Lynch may be alone in his actions at the moment, but it seems fairly clear that in following the letter of the NFL's law — showing up to the press conference, and verbalizing an answer to a question — he's demonstrating that he, not Roger Goodell or anyone else, controls the conditions of his labor.

Lynch is a huge reason why the Seahawks were at Media Day in the first place. The Seahawks played like anything but a championship team for the first three-quarters of the NFC championship, but Lynch was the bright spot, running for 157 yards in his bright-gold cleats. He'd been threatened with even more fines if he wore solid-gold shoes; his compromise cleats meant that the people who got the best view of them were the ones behind him, fruitlessly trying to catch him. He is thrilling to watch — they call it "Beast Mode," but that term seems too simple for the way he moves down the field, sometimes dragging a defender or two. His play is brutal, but beautiful.

There is no doubt that Lynch gives the game everything he's got and more — we should always remember when we watch football or any other physical, contact sport that we are watching people literally putting their safety and lives on the line for our entertainment. So why, on top of all that, does the NFL demand that its players show up at press conferences and answer the same inane questions with a ready smile? 

Sociologist Arlie Russell Hochschild defines "emotional labor" as the work we do to manage our emotions so as to produce a desired emotional state in others. We expect pro athletes to paste on a smile and explain why they won, how they lost, what it felt like to fumble the ball or throw that interception that put the other team ahead, minutes after they've been pounded within an inch of their lives.

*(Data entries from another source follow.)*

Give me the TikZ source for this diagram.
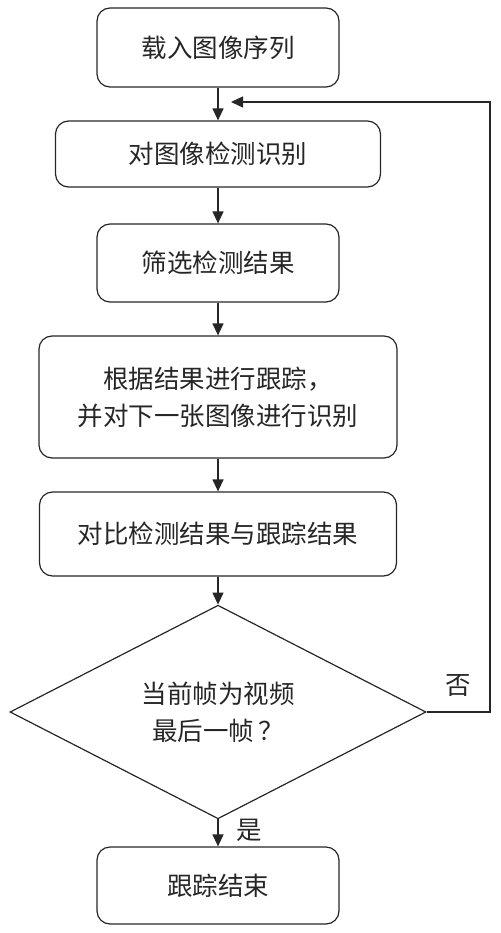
\documentclass[tikz,border=0pt]{standalone}
\usepackage{fontspec}
\newfontfamily\cjk{Noto Sans CJK SC}
\usetikzlibrary{shapes.geometric,arrows.meta}
\begin{document}
\begin{tikzpicture}[x=1pt,y=-1pt,
  every node/.style={font=\cjk\fontsize{25.5}{37}\selectfont, text=black!85},
  stepbox/.style={draw=black!85, line width=1.2pt, rounded corners=13pt, inner sep=0pt, align=center},
  decbox/.style={draw=black!85, line width=1.2pt, diamond, inner sep=0pt, align=center, minimum width=416pt, minimum height=198pt},
  flow/.style={draw=black!85, line width=1.2pt, -{Triangle[length=12pt,width=11pt]}},
  lbl/.style={inner sep=0pt}]
\useasboundingbox (0,0) rectangle (500,933);
\node[stepbox, minimum width=242pt, minimum height=79pt] (b1) at (218,47.5) {载入图像序列};
\node[stepbox, minimum width=325pt, minimum height=66pt] (b2) at (218,154) {对图像检测识别};
\node[stepbox, minimum width=242pt, minimum height=78pt] (b3) at (218,263) {筛选检测结果};
\node[stepbox, minimum width=358pt, minimum height=122pt] (b4) at (218,397) {根据结果进行跟踪，\\并对下一张图像进行识别};
\node[stepbox, minimum width=357pt, minimum height=84pt] (b5) at (218,534) {对比检测结果与跟踪结果};
\node[decbox] (d) at (218,712) {当前帧为视频\\最后一帧\,？};
\node[stepbox, minimum width=242pt, minimum height=77pt] (b6) at (218,885.5) {跟踪结束};
\coordinate (loopend) at (231,102);
\coordinate (loopcorner) at (490,102);
\draw[flow] (b1) -- (b2);
\draw[flow] (b2) -- (b3);
\draw[flow] (b3) -- (b4);
\draw[flow] (b4) -- (b5);
\draw[flow] (b5) -- (d);
\draw[flow] (d) -- (b6);
\draw[flow] (d.east) -| (loopcorner) -- (loopend);
\node[lbl] (no) at (458,686) {否};
\node[lbl] (yes) at (249,830) {是};
\end{tikzpicture}
\end{document}
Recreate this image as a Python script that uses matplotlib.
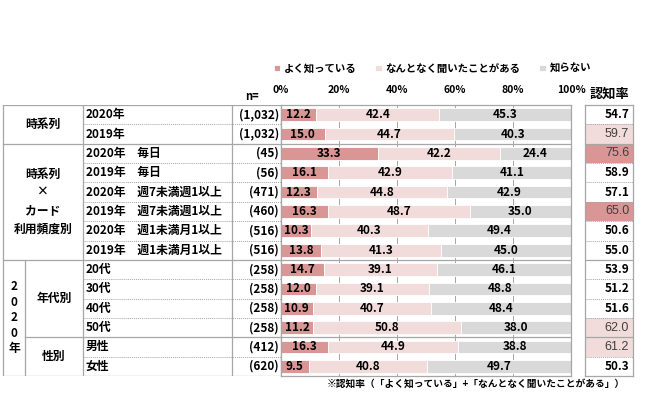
import matplotlib
matplotlib.use("Agg")
import matplotlib.pyplot as plt

plt.rcParams['font.family'] = ['Noto Sans CJK JP', 'DejaVu Sans']
plt.rcParams['font.weight'] = 'bold'

# ---- data ----
series = ["よく知っている", "なんとなく聞いたことがある", "知らない"]
row_labels = ["2020年", "2019年", "2020年　毎日", "2019年　毎日",
              "2020年　週7未満週1以上", "2019年　週7未満週1以上",
              "2020年　週1未満月1以上", "2019年　週1未満月1以上",
              "20代", "30代", "40代", "50代", "男性", "女性"]
n_labels = ["(1,032)", "(1,032)", "(45)", "(56)", "(471)", "(460)", "(516)",
            "(516)", "(258)", "(258)", "(258)", "(258)", "(412)", "(620)"]
well = [12.2, 15.0, 33.3, 16.1, 12.3, 16.3, 10.3, 13.8, 14.7, 12.0, 10.9, 11.2, 16.3, 9.5]
heard = [42.4, 44.7, 42.2, 42.9, 44.8, 48.7, 40.3, 41.3, 39.1, 39.1, 40.7, 50.8, 44.9, 40.8]
unknown = [45.3, 40.3, 24.4, 41.1, 42.9, 35.0, 49.4, 45.0, 46.1, 48.8, 48.4, 38.0, 38.8, 49.7]
rate = [54.7, 59.7, 75.6, 58.9, 57.1, 65.0, 50.6, 55.0, 53.9, 51.2, 51.6, 62.0, 61.2, 50.3]
rate_mark = ["", "light", "dark", "", "", "dark", "", "", "", "", "", "light", "light", ""]
x_ticks = [0, 20, 40, 60, 80, 100]

# groups: (label, first row, last row, column)
groups = [("時系列", 0, 1, "wide"),
          ("時系列\n×\nカード\n利用頻度別", 2, 7, "wide"),
          ("2\n0\n2\n0\n年", 8, 13, "year"),
          ("年代別", 8, 11, "sub"),
          ("性別", 12, 13, "sub")]
group_breaks = [1.5, 7.5]
sub_breaks = [11.5]

colors = ["#D99694", "#F2DCDB", "#D9D9D9"]
mark_colors = {"": "white", "light": "#F2DCDB", "dark": "#D99694"}
line_c = "#A6A6A6"

W, H = 650, 394
fig = plt.figure(figsize=(W / 100, H / 100), dpi=100)

top_px, bot_px = 105, 376
nrows = len(row_labels)


def box(x0, x1):
    return [x0 / W, 1 - bot_px / H, (x1 - x0) / W, (bot_px - top_px) / H]


# ---- table (x in pixels, y in rows) ----
tab = fig.add_axes(box(0, W))
tab.set_xlim(0, W)
tab.set_ylim(nrows - 0.5, -0.5)
tab.axis("off")
lw = 0.9
tab.plot([3, 281, 281, 3, 3], [-0.5, -0.5, nrows - 0.5, nrows - 0.5, -0.5],
         color=line_c, lw=lw)
for x in (83, 232):
    tab.plot([x, x], [-0.5, nrows - 0.5], color=line_c, lw=lw)
tab.plot([25, 25], [7.5, nrows - 0.5], color=line_c, lw=lw)
for y in group_breaks:
    tab.plot([3, 281], [y, y], color=line_c, lw=lw)
for y in sub_breaks:
    tab.plot([25, 281], [y, y], color=line_c, lw=lw)
for i in range(nrows - 1):
    y = i + 0.5
    if y not in group_breaks + sub_breaks:
        tab.plot([83, 281], [y, y], color=line_c, lw=0.7, ls=(0, (1, 1)))

fs = 8.5
for i, (lab, nl) in enumerate(zip(row_labels, n_labels)):
    tab.text(86, i, lab, ha="left", va="center", fontsize=fs)
    tab.text(279, i, nl, ha="right", va="center", fontsize=fs)

col_x = {"wide": 43, "year": 14, "sub": 54}
for lab, r0, r1, col in groups:
    ls = 1.25 if col == "year" else 1.55
    tab.text(col_x[col], (r0 + r1) / 2, lab, ha="center", va="center",
             fontsize=fs, linespacing=ls)

# ---- stacked bar chart ----
ax = fig.add_axes(box(281, 571))
rows = list(range(nrows))
left = [0] * nrows
for vals, c, name in zip([well, heard, unknown], colors, series):
    ax.barh(rows, vals, left=left, height=0.66, color=c,
            edgecolor="white", linewidth=0.6, label=name, zorder=2)
    for r, v, l in zip(rows, vals, left):
        ax.text(l + v / 2, r, f"{v:.1f}", ha="center", va="center",
                fontsize=fs, zorder=3)
    left = [a + b for a, b in zip(left, vals)]
ax.set_xlim(0, 100)
ax.set_ylim(nrows - 0.5, -0.5)
ax.set_yticks([])
ax.set_xticks(x_ticks)
ax.set_xticklabels([f"{t}%" for t in x_ticks], fontsize=7.5)
ax.xaxis.tick_top()
ax.tick_params(axis="x", length=0, pad=7)
ax.grid(axis="x", color=line_c, lw=0.7, zorder=0)
for y in group_breaks + sub_breaks:
    ax.axhline(y, color=line_c, lw=lw, zorder=1)
for s in ax.spines.values():
    s.set_color(line_c)
    s.set_linewidth(lw)

ax.legend(ncol=3, loc="lower left", bbox_to_anchor=(-0.04, 1.10),
          frameon=False, fontsize=7.5, handlelength=0.6, handleheight=0.6,
          handletextpad=0.4, columnspacing=1.8, borderaxespad=0)

# ---- 認知率 column ----
rx = fig.add_axes(box(585, 633))
rx.barh(rows, [1] * nrows, height=1, color=[mark_colors[m] for m in rate_mark])
rx.set_xlim(0, 1)
rx.set_ylim(nrows - 0.5, -0.5)
rx.set_xticks([])
rx.set_yticks([])
for i, (v, m) in enumerate(zip(rate, rate_mark)):
    if m:
        rx.text(0.92, i, f"{v:.1f}", ha="right", va="center", fontsize=9,
                fontweight="normal", color="#404040", family="Liberation Sans")
    else:
        rx.text(0.92, i, f"{v:.1f}", ha="right", va="center", fontsize=fs)
for i in range(nrows - 1):
    y = i + 0.5
    if y in group_breaks + sub_breaks:
        rx.axhline(y, color=line_c, lw=lw)
    else:
        rx.axhline(y, color=line_c, lw=0.7, ls=(0, (1, 1)))
for s in rx.spines.values():
    s.set_color(line_c)
    s.set_linewidth(lw)

# ---- header / footnote ----
fig.text(252 / W, 1 - 97 / H, "n=", ha="center", va="center", fontsize=8)
fig.text(610 / W, 1 - 94 / H, "認知率", ha="center", va="center", fontsize=9.5)
fig.text(625 / W, 1 - 384 / H, "※認知率（「よく知っている」+「なんとなく聞いたことがある」）",
         ha="right", va="center", fontsize=7)

fig.savefig("out.png", dpi=100)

The NFL doesn't only demand emotional regulation at press conferences, though. It wants its players to behave a certain way on the field as well. Remember last season, when Lynch's teammate Richard Sherman was fined for taunting San Francisco 49ers players and excoriated by the (mostly white) press for an emotional interview in which, among other things, he crowed to reporter Erin Andrews, "I'm the best corner in the game!" 

Damned if you do, damned if you don't.

This is a league that fined him $20,000 for a brief crotch grab in celebration after scoring a touchdown in that championship, yet was embarrassed publicly when reporters pointed out that the league's official, $150 commemorative poster for that game prominently featured a photo of Lynch, hand on groin. The NFL pulled the poster.

After many in the media branded him a "thug," Richard Sherman embarked on a press tour in which he mostly made mincemeat of his critics, but public debating is a particular skill that few people have mastered. It's not surprising that Lynch, who has heard the T-word a few times in his life (and even, when playing in Buffalo, was stopped so routinely by police that he finally called a meeting with a local chief to discuss the problem) wants no part of it. His job, as he sees it, is on the field. When he wants to give back to the community, to the fans, he does it with his charity in his hometown of Oakland.

While petulant reporters complain, as Mina Kimes at ESPN noted, refusing to talk to the press has garnered Lynch plenty of popularity. Reporters who want to get a good quote to slap into their story might think he's a "disrespectful, unprofessional dick" or a "pampered brat" but fan polls show that the people like what they see. Most people, it seems, can sympathize with being asked to slap on a grin and pretend everything is great because the boss demands it. They agree with Tom Ley of Deadspin that by ramping up the fines on Lynch, the NFL mostly looks like it's trying to bully its player into submission.

It's clear that for Lynch and for the league, the question of whether or not he'll talk to reporters at press conferences isn't one of money. It's about who's in control. Sherman, asked if players should be compelled to talk, reminded us that the commissioner, after all, isn't required to speak to reporters.

As the league and the commissioner suffers from continued bad press, it's unlikely that beating up on Lynch is going to work out in the NFL's favor.